The effect on China was a weakening of the dynasty, although it was temporarily sustained by the Europeans who were under the impression that the Boxer Rebellion was anti-Qing. China was also forced to pay almost $333 million in reparations. China’s defenses were weakened and Dowager Cixi realized that in order to survive, China would have to reform, despite her previous opposition. Among the Imperial powers, Japan gained prestige due to its military aid in suppressing the Boxer Rebellion and was first seen as a power. Its clash with Russia over the Liaodong and other provinces in eastern Manchurian, long considered by the Japanese as part of their sphere of influence led to the Russo-Japanese War when two years of negotiations broke down in February 1904. Germany, as mentioned above, earned itself the nickname “Hun” and occupied Qingdao bay, consequently fortifying to serve as Germany’s primary naval base in East Asia. The Russian Lease of the Liaodong (1898) was confirmed. The U.S. 9th Infantry Regiment earned the nickname “Manchus” for its actions during this campaign. Current members of the regiment (stationed in Camp Casey, South Korea) still do a commemorative 25-mile (40 kilometer) foot march every quarter in remembrance of the brutal fighting. Soldiers who complete this march are authorized to wear a special belt buckle that features a Chinese imperial dragon on their uniforms.

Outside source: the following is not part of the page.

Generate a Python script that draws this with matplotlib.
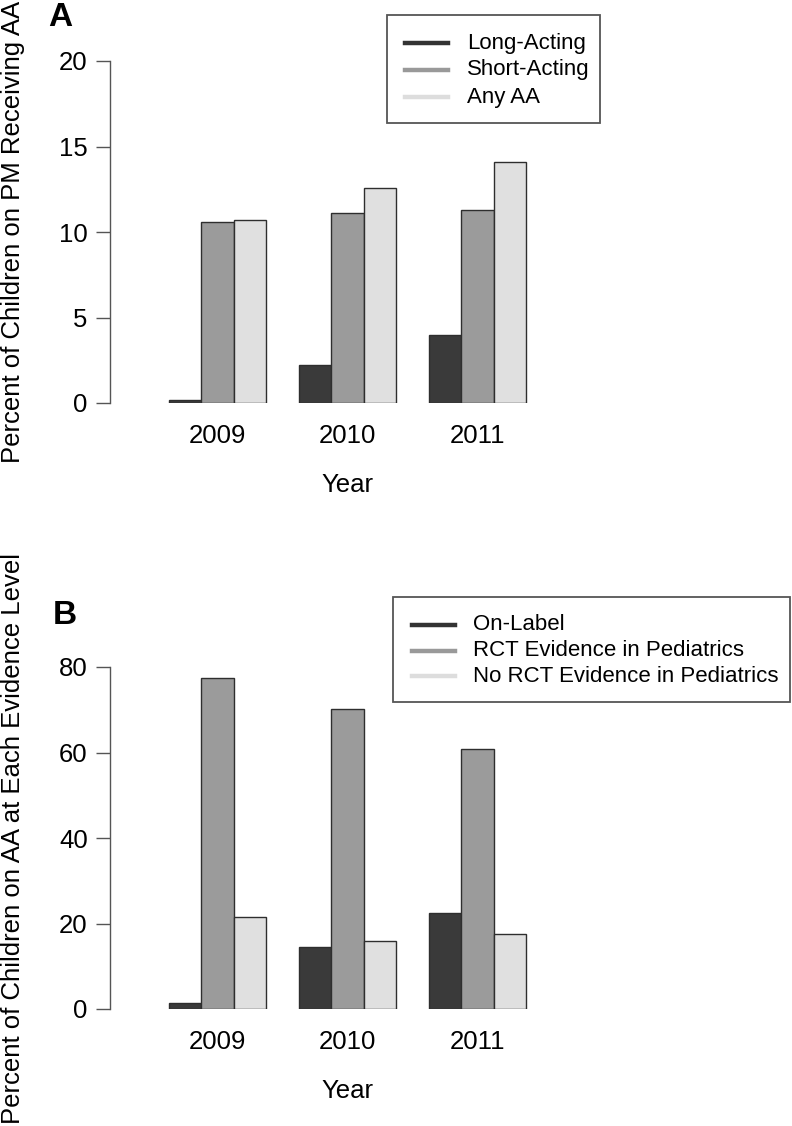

Controversy in modern China
Though the reaction of the Boxers against foreign imperialism in China is regarded by some as patriotic, others in China consider this movement as a rebellion (disorder; Mandarin Pinyin: luàn), a negative term in Chinese language, when described by commentators during the years of the Qing Dynasty and Republic of China. Chinese Communists have altered the perception of the rebellion by referring to it as an uprising (being upright; q_yì), a more positive term in the Chinese language. It is frequently referred to as a “patriotic movement” in the People’s Republic of China by Communist politicians.
In January 2006, Freezing Point, a weekly supplement to the China Youth Daily newspaper, was closed partly due to its running of an essay by Yuan Weishi (History professor at Zhongshan University) that criticized the way in which the Boxer Rebellion and nineteenth century history about foreign interaction with China was portrayed in Chinese textbooks and taught at school.